Senada dengan Lilis Suryani, Benyamin Suaeb yang sebelumnya bernyanyi lagu pop segera banting stir agar aman dari tuduhan penyanyi ngak-ngek-ngok (Kalim, 2005). Seniman asli Betawi yang lahir di Kemayoran ini memilih bergabung dalam kelompok Naga Mustika pimpinan Suryahanda menyanyikan lagu-lagu Melayu-Betawi dengan iringan musik gambang kromong. Selama berada di Naga Mustika, Benyamin menambahkan nuansa baru dalam penambilan kesenian ini agar sejajar dengan seni musik modern yang dipengaruhi seni musik Barat. Caranya adalah dengan memadukan peralatan musik gambang kromong yang bernada pentatonik dengan alat-alat musik modern berbasis nada diatonik seperti gitar melodi, gitar bas, drum, saxsofon, terompet, dan keyboard (organ). Hasilnya, terbentuklah sebuah aliran musik baru yang dinamakan sebagai gambang kromong modern atau gambang kromong kombinasi karena menggunakan instrumen musik modern dari Barat.

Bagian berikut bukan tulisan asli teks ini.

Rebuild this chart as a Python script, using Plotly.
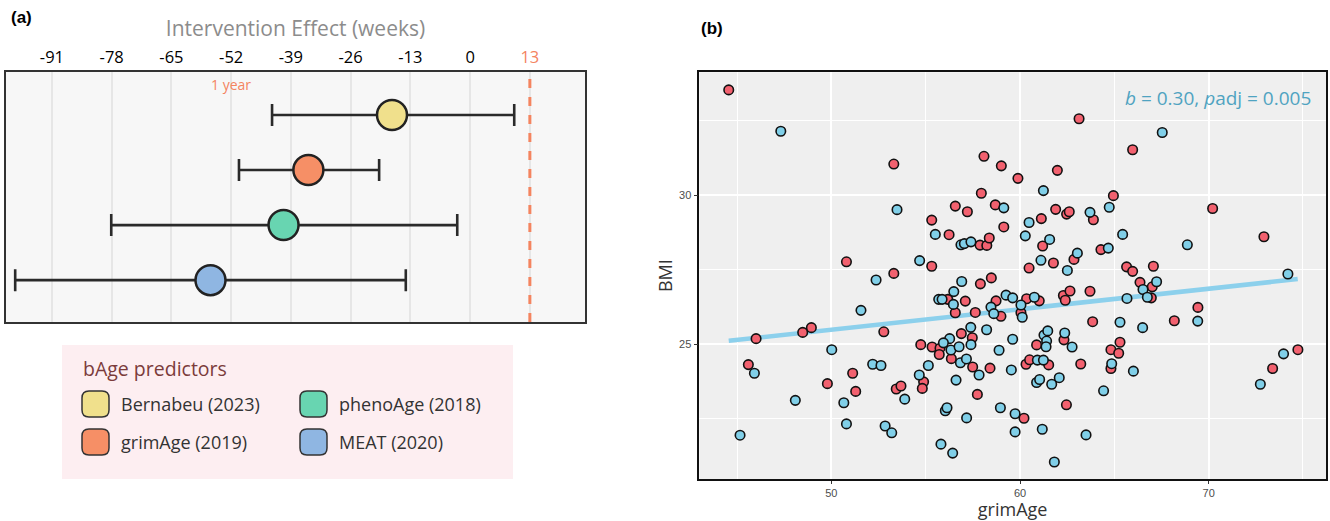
import plotly.graph_objects as go

W, H = 1330, 521

# ---------------- Panel (a) data ----------------
predictors = ["Bernabeu (2023)", "grimAge (2019)", "phenoAge (2018)", "MEAT (2020)"]
effect = [-17.0, -35.2, -40.6, -56.5]
ci_low = [-43.1, -50.3, -78.1, -99.0]
ci_high = [9.6, -19.8, -2.8, -14.0]
pred_colors = ["#F0E08C", "#F68F66", "#68D5B1", "#8FB6E2"]
week_ticks = [-91, -78, -65, -52, -39, -26, -13, 0, 13]
ref_line_week = 13
one_year_week = -52

# ---------------- Panel (b) data ----------------
red_x = [44.56, 53.31, 50.80, 53.31,
         63.13, 58.09, 59.01, 59.89, 61.98, 64.95, 57.95, 56.57, 57.21, 58.69, 55.32, 56.24,
         57.88, 58.24, 58.37, 59.14, 55.32, 58.48, 57.90, 61.13, 61.89, 62.47, 62.61, 63.89,
         61.20, 62.86, 64.29, 61.77, 60.48,
         65.97, 70.21, 72.93, 65.65, 65.97, 67.07,
         66.36, 67.01, 66.96, 69.43, 68.18, 65.30, 64.82, 65.23, 64.82, 74.73, 73.39,
         48.94, 48.48, 46.01, 52.78, 45.60, 51.13, 49.79, 51.29, 53.44, 53.69,
         56.17, 56.57, 57.10, 57.63, 58.73, 58.99, 60.35, 61.02, 60.05, 62.30, 62.65, 62.40,
         63.71, 63.85, 56.89, 57.47, 54.74, 55.34, 55.76, 55.72, 56.36, 57.49, 54.89, 54.82,
         57.74, 58.41, 60.88, 60.32, 60.51, 61.52, 62.33, 63.22, 62.46, 60.21]
red_y = [33.53, 31.04, 27.76, 27.37,
         32.56, 31.30, 30.98, 30.56, 30.83, 29.98, 30.06, 29.63, 29.44, 29.67, 29.16, 28.67,
         28.32, 28.31, 28.56, 28.93, 27.61, 27.22, 27.02, 29.21, 29.52, 29.36, 29.44, 29.17,
         28.29, 27.84, 28.17, 27.72, 27.55,
         31.52, 29.55, 28.60, 27.59, 27.44, 27.61,
         27.07, 26.92, 26.55, 26.23, 25.78, 25.06, 24.81, 24.69, 24.18, 24.81, 24.18,
         25.55, 25.39, 25.18, 25.41, 24.31, 24.02, 23.67, 23.41, 23.49, 23.59,
         26.50, 26.05, 26.44, 26.06, 26.45, 25.93, 26.52, 26.45, 26.05, 26.63, 26.78, 26.47,
         26.77, 25.75, 25.35, 25.21, 24.98, 24.90, 24.86, 24.65, 24.51, 24.23, 23.73, 23.51,
         23.31, 24.19, 24.97, 24.32, 24.47, 24.30, 25.14, 24.33, 22.96, 22.51]

blue_x = [47.32, 53.48, 52.37,
          61.24, 59.14, 55.51, 56.87, 57.05, 57.40, 54.68, 56.91, 60.48, 63.71, 64.73, 60.28,
          61.57, 63.04, 64.68, 61.11, 62.51,
          67.54, 65.44, 68.87, 74.20,
          67.24, 66.52, 66.75, 65.67, 69.42, 65.30, 66.50, 64.86, 66.01, 73.97, 72.74,
          51.57, 50.02, 45.92, 52.19, 52.63, 53.89, 48.09, 50.66, 50.80, 52.85, 53.20, 45.16,
          56.49, 55.69, 55.87, 56.47, 58.46, 58.61, 59.26, 59.61, 60.76, 60.05, 60.12, 57.39,
          58.23, 57.40, 56.27, 55.94, 56.34, 56.77, 56.84, 57.16, 57.83, 55.14, 54.66, 56.61,
          58.89, 59.61, 59.54, 61.27, 61.47, 61.41, 61.38, 60.92, 61.24, 60.88, 61.04, 61.68,
          62.08, 62.37, 62.76, 64.43, 58.96, 59.74, 56.04, 56.13, 57.17, 59.74, 61.18, 63.50,
          55.81, 56.43, 61.82]
blue_y = [32.14, 29.51, 27.15,
          30.15, 29.57, 28.68, 28.33, 28.37, 28.43, 27.80, 27.10, 29.08, 29.42, 29.59, 28.63,
          28.51, 28.05, 28.22, 27.81, 27.47,
          32.10, 28.68, 28.33, 27.35,
          27.09, 26.83, 26.57, 26.53, 25.77, 25.73, 25.55, 24.34, 24.09, 24.67, 23.65,
          26.13, 24.81, 24.02, 24.32, 24.28, 23.15, 23.11, 23.03, 22.32, 22.25, 22.02, 21.94,
          26.76, 26.50, 26.50, 26.33, 26.24, 26.02, 26.64, 26.55, 26.57, 26.31, 25.90, 25.56,
          25.48, 24.98, 25.18, 25.04, 24.80, 24.91, 24.37, 24.50, 23.96, 24.28, 23.96, 23.79,
          24.79, 25.16, 24.13, 25.30, 25.44, 25.10, 24.91, 24.46, 24.46, 23.71, 23.81, 23.65,
          23.87, 25.37, 24.90, 23.43, 22.86, 22.66, 22.76, 22.86, 22.52, 22.05, 22.14, 21.95,
          21.64, 21.34, 21.04]

fit_x = [44.56, 74.72]
fit_y = [25.11, 27.18]
stat_label = "<i>b</i> = 0.30, <i>p</i>adj = 0.005"

# ---------------- Layout helpers (pixel -> paper) ----------------
def px(x):
    return x / W


def py(y):
    return 1 - y / H


def rounded_rect(x0, y0, x1, y1, r):
    pts = [
        f"M {px(x0 + r)},{py(y0)}",
        f"L {px(x1 - r)},{py(y0)}",
        f"Q {px(x1)},{py(y0)} {px(x1)},{py(y0 + r)}",
        f"L {px(x1)},{py(y1 - r)}",
        f"Q {px(x1)},{py(y1)} {px(x1 - r)},{py(y1)}",
        f"L {px(x0 + r)},{py(y1)}",
        f"Q {px(x0)},{py(y1)} {px(x0)},{py(y1 - r)}",
        f"L {px(x0)},{py(y0 + r)}",
        f"Q {px(x0)},{py(y0)} {px(x0 + r)},{py(y0)}",
        "Z",
    ]
    return " ".join(pts)


FONT = "Open Sans"
ORANGE = "#F4845F"

fig = go.Figure()

# Panel (a): forest plot
for i, name in enumerate(predictors):
    fig.add_trace(go.Scatter(
        x=[effect[i]], y=[name], mode="markers",
        marker=dict(size=30, color=pred_colors[i], line=dict(color="#222222", width=2.5)),
        error_x=dict(type="data", symmetric=False,
                     array=[ci_high[i] - effect[i]], arrayminus=[effect[i] - ci_low[i]],
                     color="#2a2a2a", thickness=2.6, width=11),
        xaxis="x", yaxis="y", showlegend=False, name=name,
    ))

# Panel (b): scatter
fig.add_trace(go.Scatter(x=fit_x, y=fit_y, mode="lines",
                         line=dict(color="#8CD0EC", width=4.5),
                         xaxis="x2", yaxis="y2", showlegend=False))
fig.add_trace(go.Scatter(x=red_x, y=red_y, mode="markers",
                         marker=dict(size=9.5, color="#F2616F", line=dict(color="#111111", width=1.6)),
                         xaxis="x2", yaxis="y2", showlegend=False))
fig.add_trace(go.Scatter(x=blue_x, y=blue_y, mode="markers",
                         marker=dict(size=9.5, color="#80CFE8", line=dict(color="#111111", width=1.6)),
                         xaxis="x2", yaxis="y2", showlegend=False))

ticktext = [str(t) if t != ref_line_week else f"<span style='color:{ORANGE}'>{t}</span>"
            for t in week_ticks]

shapes = [
    dict(type="rect", xref="x domain", yref="y domain", x0=0, x1=1, y0=0, y1=1,
         fillcolor="#F7F7F7", line=dict(width=0), layer="below"),
    dict(type="rect", xref="x2 domain", yref="y2 domain", x0=0, x1=1, y0=0, y1=1,
         fillcolor="#EFEFEF", line=dict(width=0), layer="below"),
    dict(type="line", xref="x", yref="y domain", x0=ref_line_week, x1=ref_line_week, y0=0, y1=1,
         line=dict(color=ORANGE, width=3, dash="dash")),
    dict(type="rect", xref="paper", yref="paper", x0=px(62), x1=px(513), y0=py(479), y1=py(345),
         fillcolor="#FDEEF1", line=dict(width=0), layer="below"),
]

annotations = [
    dict(text="<b>(a)</b>", xref="paper", yref="paper", x=px(9), y=py(18), xanchor="left",
         yanchor="middle", showarrow=False, font=dict(family="Liberation Sans", size=17, color="black")),
    dict(text="<b>(b)</b>", xref="paper", yref="paper", x=px(699), y=py(28), xanchor="left",
         yanchor="middle", showarrow=False, font=dict(family="Liberation Sans", size=17, color="black")),
    dict(text="1 year", xref="x", yref="y domain", x=one_year_week, y=0.952, xanchor="center",
         yanchor="middle", showarrow=False, font=dict(family=FONT, size=14, color=ORANGE)),
    dict(text=stat_label, xref="paper", yref="paper", x=px(1313), y=py(98), xanchor="right",
         yanchor="middle", showarrow=False, font=dict(family=FONT, size=19, color="#4FA3C1")),
    dict(text="bAge predictors", xref="paper", yref="paper", x=px(81), y=py(368), xanchor="left",
         yanchor="middle", showarrow=False, font=dict(family=FONT, size=19.5, color="#7B3B3B")),
]

# manual legend
col_x = [82, 300]
row_y = [391, 429]
text_x = [119, 337]
for i, name in enumerate(predictors):
    c, r = i // 2, i % 2
    x0, y0 = col_x[c], row_y[r]
    shapes.append(dict(type="path", xref="paper", yref="paper",
                       path=rounded_rect(x0, y0, x0 + 27, y0 + 26, 7),
                       fillcolor=pred_colors[i], line=dict(color="#333333", width=1.5)))
    annotations.append(dict(text=name, xref="paper", yref="paper", x=px(text_x[c]), y=py(y0 + 13),
                            xanchor="left", yanchor="middle", showarrow=False,
                            font=dict(family=FONT, size=18, color="#333333")))

fig.update_layout(
    width=W, height=H, margin=dict(l=0, r=0, t=0, b=0),
    paper_bgcolor="white", plot_bgcolor="white",
    font=dict(family=FONT),
    xaxis=dict(domain=[px(6), px(585)], anchor="y", side="top", range=[-101, 25],
               tickmode="array", tickvals=week_ticks, ticktext=ticktext,
               ticks="outside", ticklen=1, tickcolor="rgba(0,0,0,0)",
               tickfont=dict(family=FONT, size=16.5, color="black"),
               showgrid=True, gridcolor="#E6E6E6", gridwidth=2, zeroline=False,
               showline=True, mirror=True, linecolor="#333333", linewidth=1.5,
               title=dict(text="Intervention Effect (weeks)", standoff=2,
                          font=dict(family=FONT, size=21, color="#8C8C8C")),
               automargin=False),
    yaxis=dict(domain=[py(322), py(72)], anchor="x", type="category",
               categoryorder="array", categoryarray=predictors, range=[3.76, -0.78],
               showticklabels=False, ticks="", showgrid=False, zeroline=False,
               showline=True, mirror=True, linecolor="#333333", linewidth=1.5,
               automargin=False),
    xaxis2=dict(domain=[px(699.3), px(1326)], anchor="y2", range=[43.0, 76.22],
                tick0=0, dtick=10, ticks="outside", ticklen=3, tickcolor="#333333", tickwidth=1,
                tickfont=dict(family="Liberation Sans", size=11, color="#4D4D4D"),
                showgrid=True, gridcolor="white", gridwidth=1.6, zeroline=False,
                minor=dict(tick0=0, dtick=5, showgrid=True, gridcolor="white", gridwidth=0.8, ticks=""),
                showline=True, mirror=True, linecolor="#111111", linewidth=1.6,
                title=dict(text="grimAge", standoff=10, font=dict(family=FONT, size=18, color="#333333")),
                automargin=False),
    yaxis2=dict(domain=[py(479), py(72.3)], anchor="x2", range=[20.47, 34.12],
                tick0=0, dtick=5, ticks="outside", ticklen=4, tickcolor="#333333", tickwidth=1,
                tickfont=dict(family="Liberation Sans", size=11, color="#4D4D4D"),
                showgrid=True, gridcolor="white", gridwidth=1.6, zeroline=False,
                minor=dict(tick0=0, dtick=2.5, showgrid=True, gridcolor="white", gridwidth=0.8, ticks=""),
                showline=True, mirror=True, linecolor="#111111", linewidth=1.6,
                title=dict(text="BMI", standoff=2, font=dict(family=FONT, size=18, color="#333333")),
                automargin=False),
    shapes=shapes, annotations=annotations,
)

fig.write_html("out.html", config={"displayModeBar": False},
               post_script="document.body.style.margin='0';document.body.style.overflow='hidden';")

Untuk lebih mempopulerkan gambang kromong modern, bersama grup Naga Mustika Benyamin kemudian menggandeng Bing Slamet dan Ida Royani masuk dapur rekaman melalui studio Dimitra Record milik Dick Tamimi. Bing Slamet diminta menyanyikan lagu Nonton Bioskop, Brang Breng Brong dan Tukang Sayur sementara Ida Royani diminta berduet menyanyikan lagu ciptaan grup Naga Mustika. Mulai dari sinilah berkembang lagu-lagu baru gambang kromong yang oleh masyarakat disebut sebagai lagu sayur. Liriknya bertema tentang kesulitan hidup, kritik terhadap pemerintah dan elit politik, humor, dan lain sebagainya.